Every evening when Inizio modulothe night falls over the city of Bamako, the capital of Mali,  Mamadou Touré drives his white Toyota van across the surroundings of the Sogoniko bus station, one of the most dangerous places in the city, a place of drug smugglers and teenage girls who prostitute themselves.
Touré is the president and founder of the Sinjiyaton association, a Malian NGO that helps children get off the streets and lead a normal life.
The NGO offers professional training in order to turn street children into autonomous adults that are integrated into society. The Sinjiyaton association currently provides accommodation, food, health care and schooling to 50 kids, 22 of whom are girls.

The origin of this association dates back to the night when Touré, still a student, after leaving the disco to return home, was approached by a five/six year old child who told him that he was very hungry. Touré bought him some food and the child ate part of it and saved the rest  for his little sister. On that evening Touré found out that many people of Bamako were homeless including many children who had escaped from home and lived on the street.
He could not remain indifferent and therefore, along with some other university students, started to help street children. In 1997, they established the Sinjiyaton association.
The Hospitality House that the government had offered to the NGO did not suit the needs of the children, so Touré decided to transform his own house into  a hospitality centre.
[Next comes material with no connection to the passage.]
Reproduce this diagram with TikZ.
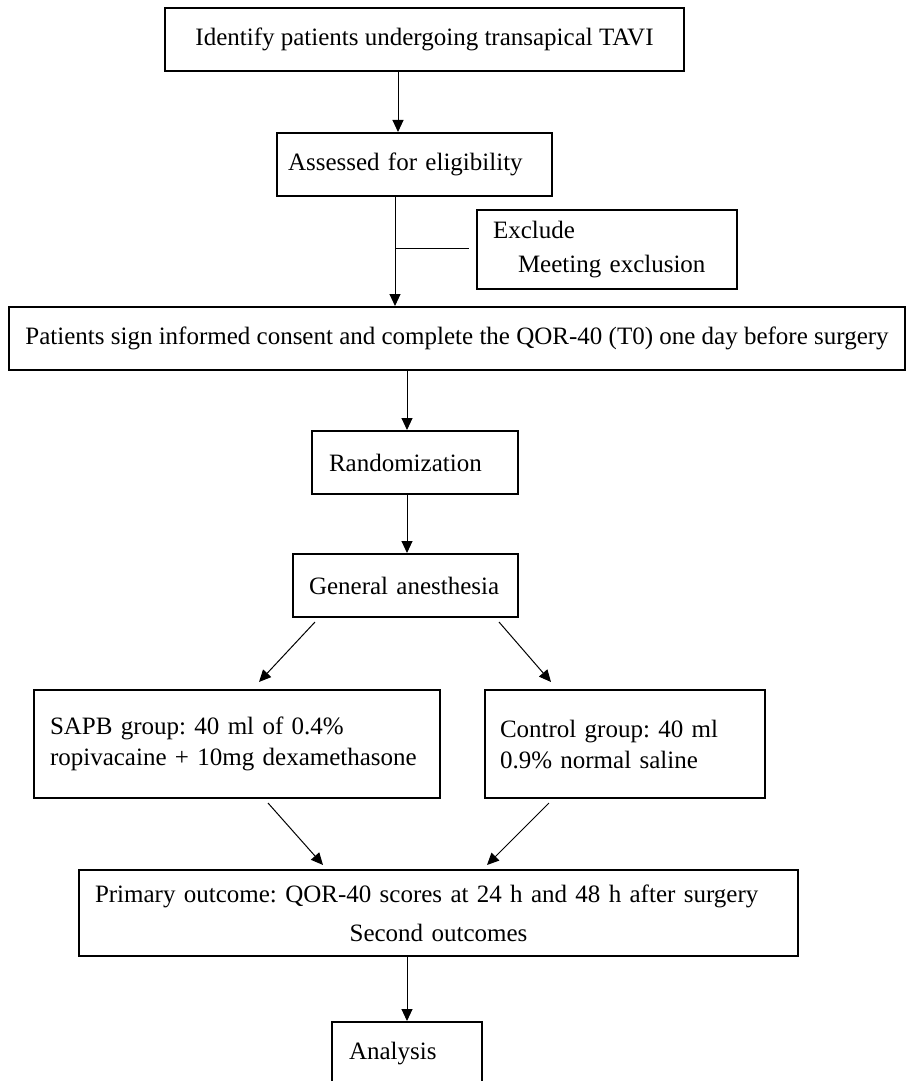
\documentclass[tikz,border=0pt]{standalone}
\usepackage{fontspec}
\setmainfont{Liberation Serif}
\usetikzlibrary{arrows.meta}
\frenchspacing
\begin{document}
\begin{tikzpicture}[x=0.5pt,y=-0.5pt,
  box/.style={draw, line width=1pt, inner ysep=0pt, font=\fontsize{12.5}{15.5}\selectfont},
  arr/.style={line width=0.5pt, -{Triangle[length=6pt,width=5.5pt]}},
  ln/.style={line width=0.5pt}]
\useasboundingbox (0,0) rectangle (907,1081);
% boxes
\node[box, minimum width=259.5pt, minimum height=31.5pt, align=center] (box1) at (424.5,39.5) {Identify patients undergoing transapical TAVI};
\node[box, inner xsep=5.5pt, text width=126.5pt, minimum height=31.5pt, align=left] (box2) at (414.5,164.5) {Assessed for eligibility};
\node[box, inner xsep=8pt, text width=114pt, minimum height=39.5pt, align=left] (excl) at (607,249.5) {Exclude\\[1.5pt]\hspace*{12.5pt}Meeting exclusion};
\node[box, minimum width=448pt, minimum height=31.5pt, align=center] (cons) at (457,338.5) {Patients sign informed consent and complete the QOR-40 (T0) one day before surgery};
\node[box, inner xsep=8.5pt, text width=86pt, minimum height=31.5pt, align=left] (rand) at (415,462.5) {Randomization};
\node[box, inner xsep=8pt, text width=96.5pt, minimum height=31.5pt, align=left] (ga) at (405.5,585.5) {General anesthesia};
\node[box, inner xsep=8pt, text width=187pt, minimum height=54pt, align=left] (sapb) at (237,744) {SAPB group: 40 ml of 0.4\%\\ropivacaine + 10mg dexamethasone};
\node[box, inner xsep=7.5pt, text width=125pt, minimum height=54pt, align=left] (ctrl) at (625,744) {Control group: 40 ml\\0.9\% normal saline};
\node[box, inner xsep=8pt, text width=343.5pt, minimum height=43pt, align=left] (prim) at (438.5,913) {Primary outcome: QOR-40 scores at 24 h and 48 h after surgery\\[4pt]\makebox[\linewidth]{Second outcomes}};
\node[box, inner xsep=8.5pt, text width=58pt, minimum height=31.5pt, align=left] (anal) at (407,1053.5) {Analysis};
% connector x positions
\coordinate (c1) at (398,0);
\coordinate (c2) at (395,0);
\coordinate (c3) at (407,0);
\coordinate (j) at (395,248);
\coordinate (je) at (469,248);
\coordinate (d1s) at (315,622);
\coordinate (d1e) at (259,682);
\coordinate (d2s) at (499,622);
\coordinate (d2e) at (551,682);
\coordinate (d3s) at (268,803);
\coordinate (d3e) at (323,865);
\coordinate (d4s) at (549,803);
\coordinate (d4e) at (487,865);
% connectors
\draw[arr] (box1.south -| c1) -- (box2.north -| c1);
\draw[arr] (box2.south -| c2) -- (cons.north -| c2);
\draw[ln] (j) -- (je);
\draw[arr] (cons.south -| c3) -- (rand.north -| c3);
\draw[arr] (rand.south -| c3) -- (ga.north -| c3);
\draw[arr] (d1s) -- (d1e);
\draw[arr] (d2s) -- (d2e);
\draw[arr] (d3s) -- (d3e);
\draw[arr] (d4s) -- (d4e);
\draw[arr] (prim.south -| c3) -- (anal.north -| c3);
\end{tikzpicture}
\end{document}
The children that are hosted at the centre must stick to some regulations, such as bedtime rules. Touré explains to the street children, to whom he offers hospitality, how things work at the Sinjiyaton centre, he gives them time to think whether they are really interested in staying at the centre. He does not force them, since many of them do not feel prepared to live in a structure where there are rules to respect.

 Life on the street: figures

Finding food, washing oneself, and looking for a place to sleep every day is tough for kids. Living on the street is not easy. According to Samusocial Mali organization “many street children do not say that they suffered violence and sexual exploitation, while these kind of abuses are on the rise”.
Street children generally are kids who left a difficult family situation behind. When a child escapes from home, the Malian police do not look for him to take him back to his family, unless the kid happens to be in trouble with the law. So, once a child leaves home, he is left alone to face the dangers of the city.

Boys generally become beggars, while young girls prostitute themselves to survive. According to Samusocial Mali, only 14 percent of street children make some money by selling handkerchiefs or chewing gum, or by washing vehicle crystals during traffic jams or when cars stop for a red light.There are no official figures for the number of street children living in the regional capitals of Mali. The data of the National Directorate for the Promotion of the Child and the Family, only show the number of children who live in difficult situations, without distinguishing whether they are street children. Touré estimates that they number about 500 in Bamako alone.

The policies implemented in order to solve this social problem have not worked, this   is evident by looking at the many people sleeping in the street at night, or by walking around the Centre of Hospitality, Listening and Orientation for Children of the District of Bamako, a small decaying place where a smell of urine comes from the ground, and where some young people find shelter for the night. Touré criticizes the initiatives of the government which have turned out to be ineffective, and he is trying therefore, to develop his organization and to get more houses where children can be accommodated, in order to provide them with food, health care and schooling so that, in the future, they can be reintegrated into society when they have become adults.
Touré lost his parents when he was very young and, as he points out, if it were not for the help he received from others, he doesn’t know what would have happened to him. When he decided to help the street children of Bamako, he was aware that that was the best way to thank those who had helped him and whom he felt indebted to.